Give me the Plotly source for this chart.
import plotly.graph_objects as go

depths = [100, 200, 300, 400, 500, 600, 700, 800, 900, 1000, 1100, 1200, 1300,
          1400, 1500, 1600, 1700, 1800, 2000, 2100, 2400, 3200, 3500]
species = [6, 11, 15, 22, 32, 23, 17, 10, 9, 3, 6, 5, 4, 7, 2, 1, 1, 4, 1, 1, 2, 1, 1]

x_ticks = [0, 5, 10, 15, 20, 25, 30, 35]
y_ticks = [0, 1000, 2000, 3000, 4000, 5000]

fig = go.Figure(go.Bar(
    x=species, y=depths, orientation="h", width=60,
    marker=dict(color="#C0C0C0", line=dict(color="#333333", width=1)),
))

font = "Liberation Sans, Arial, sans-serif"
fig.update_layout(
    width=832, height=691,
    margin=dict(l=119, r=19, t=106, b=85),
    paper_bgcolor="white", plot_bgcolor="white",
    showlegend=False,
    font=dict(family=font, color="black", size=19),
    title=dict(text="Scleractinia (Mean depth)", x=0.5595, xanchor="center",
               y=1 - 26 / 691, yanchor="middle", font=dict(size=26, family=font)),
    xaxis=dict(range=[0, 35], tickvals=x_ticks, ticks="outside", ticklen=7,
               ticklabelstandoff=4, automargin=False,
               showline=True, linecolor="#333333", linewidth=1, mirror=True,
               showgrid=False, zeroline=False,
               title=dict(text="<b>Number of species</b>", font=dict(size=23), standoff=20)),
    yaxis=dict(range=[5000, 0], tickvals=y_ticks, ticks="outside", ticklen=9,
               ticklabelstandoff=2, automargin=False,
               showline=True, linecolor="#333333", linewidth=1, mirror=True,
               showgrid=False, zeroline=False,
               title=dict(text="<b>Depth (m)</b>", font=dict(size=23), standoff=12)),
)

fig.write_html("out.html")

----------------

> Written request
The lines from the top of the data above down to the line containing "1, 1, 2, 1, 1]" are to be copied exactly; no other line should appear.

> Solution
Give me the Plotly source for this chart.
import plotly.graph_objects as go

depths = [100, 200, 300, 400, 500, 600, 700, 800, 900, 1000, 1100, 1200, 1300,
          1400, 1500, 1600, 1700, 1800, 2000, 2100, 2400, 3200, 3500]
species = [6, 11, 15, 22, 32, 23, 17, 10, 9, 3, 6, 5, 4, 7, 2, 1, 1, 4, 1, 1, 2, 1, 1]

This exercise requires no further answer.